Klay Thompson’s breakaway dunk to take the lead late in the first-quarter might have been heavy on the steps, but it was finished with the poise of a player, and a team, who had been here before.
In the days leading up to tip-off in the first city outside of the USA to host an NBA finals, it was hard not to get the sense that if the Raptors’ playoff run ended at the hands of the Warriors, one of the greatest teams in NBA history, then so be it.
That feeling is easy to come by after more than 20 seasons of not making it to the dance. But as Game 1 wore on and the Raptors came out of every quarter with a lead, that sense of waiting gave way to one of belonging.
Thousands lined up to watch on big screens throughout the greater Toronto area, and the crowd inside the Scotiabank Arena was as boisterous as they have been all season.
Former NBA forward Paul Pierce, no friend of the Raptors after sinking them in the 2014 playoffs, was spotted in the arena by a group of fans before the game. Tormenting followed.
“I think [the crowd] were into it and that’s the way it should be, man,” said Nurse post-game. “That’s what home court is, and our fans deserve a bunch of credit for being a big part of that.”

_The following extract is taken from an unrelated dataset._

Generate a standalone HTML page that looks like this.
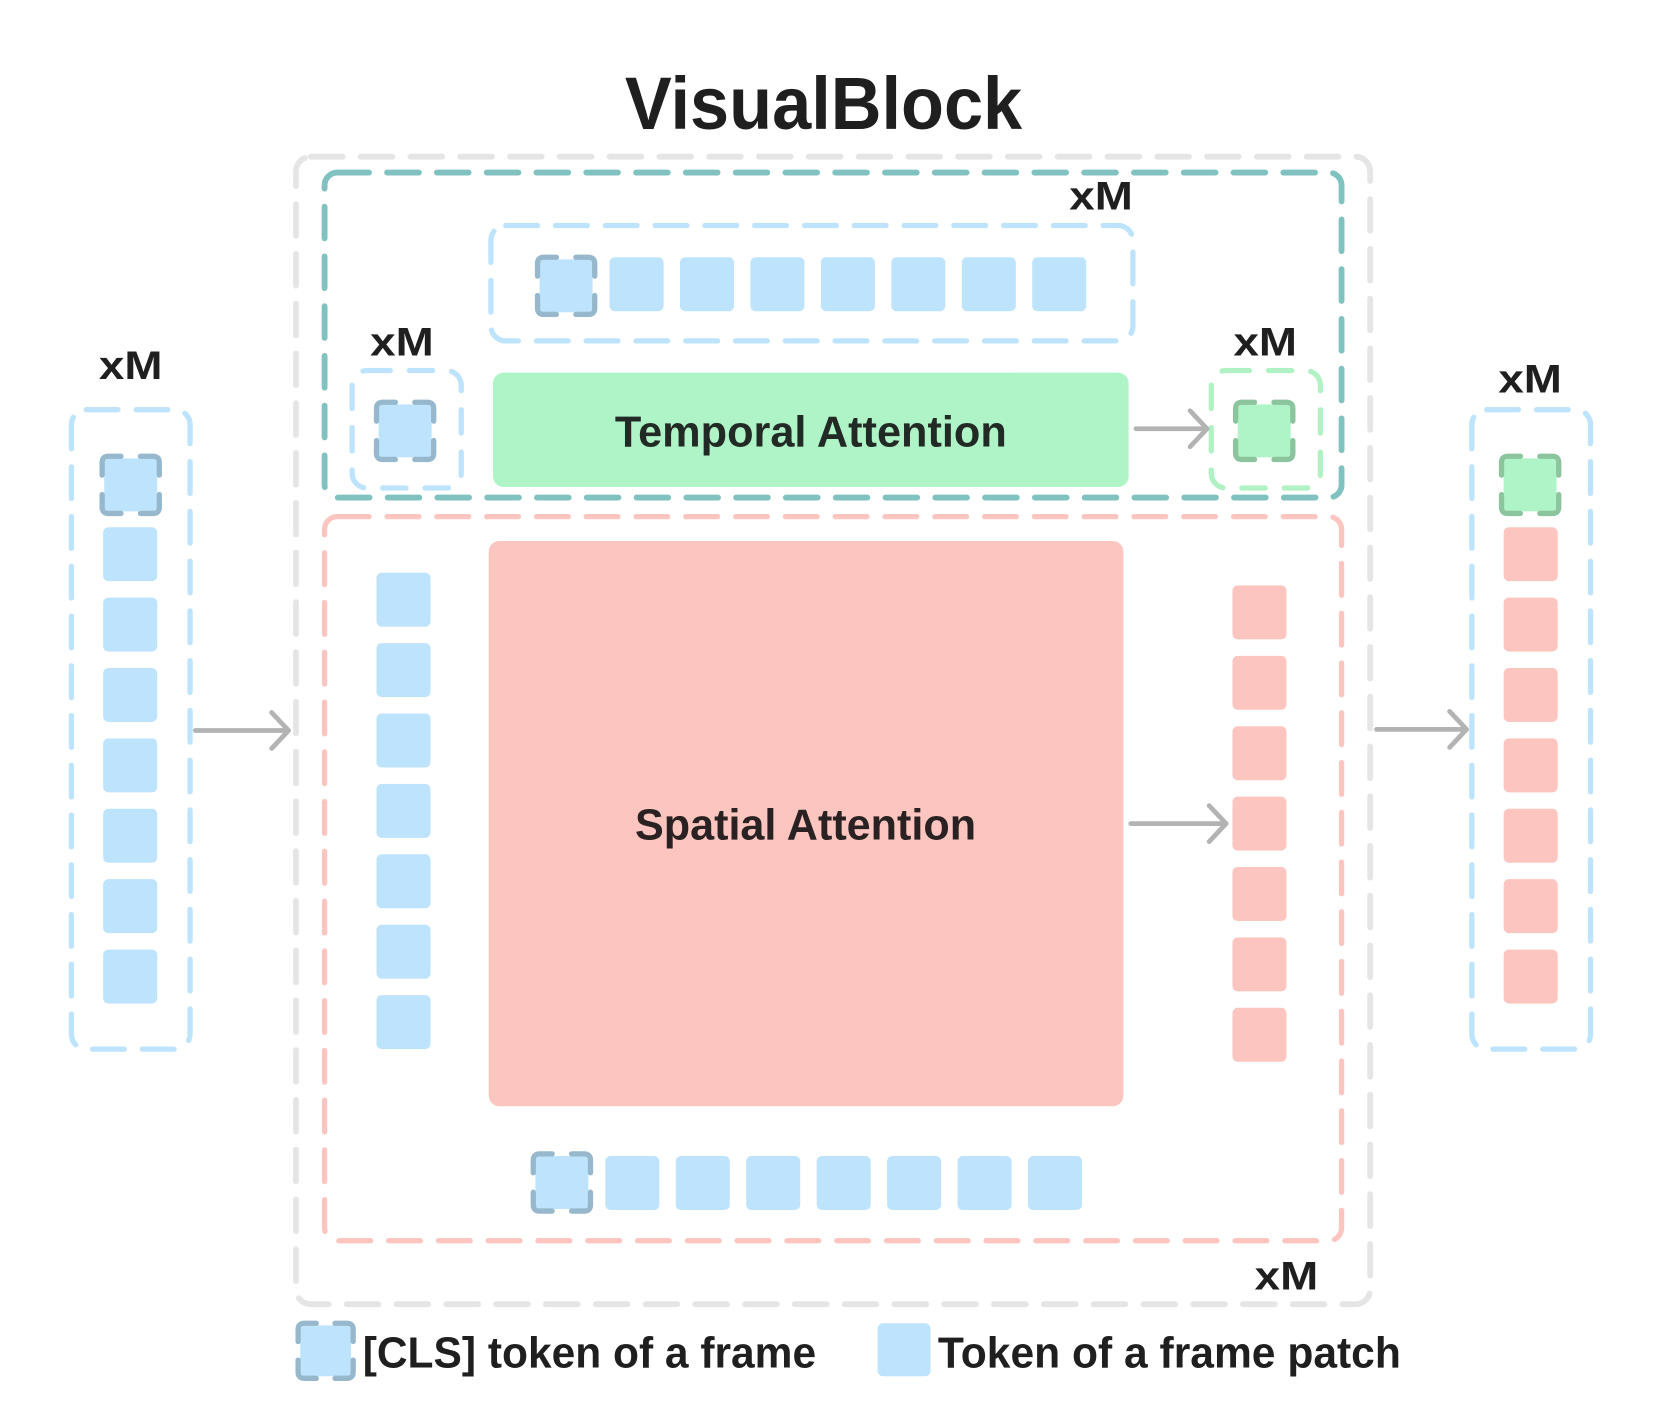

The Raptors also channeled the energy of Kyle Lowry, who showcased the chip on his shoulder that has been there throughout his Raptors career.
Drive after drive, Lowry put his head down and kept his cool. He ended the game with nine assists. It was Lowry who rebutted the notion that the Raptors would be happy with just making it to the finals.
“We ain’t finished,” Lowry said after their victory over the Milwaukee Bucks in the Eastren Conference finals.
For now, Lowry is right. The Raptors are far from finished. Indeed, north of the border they may be just getting started.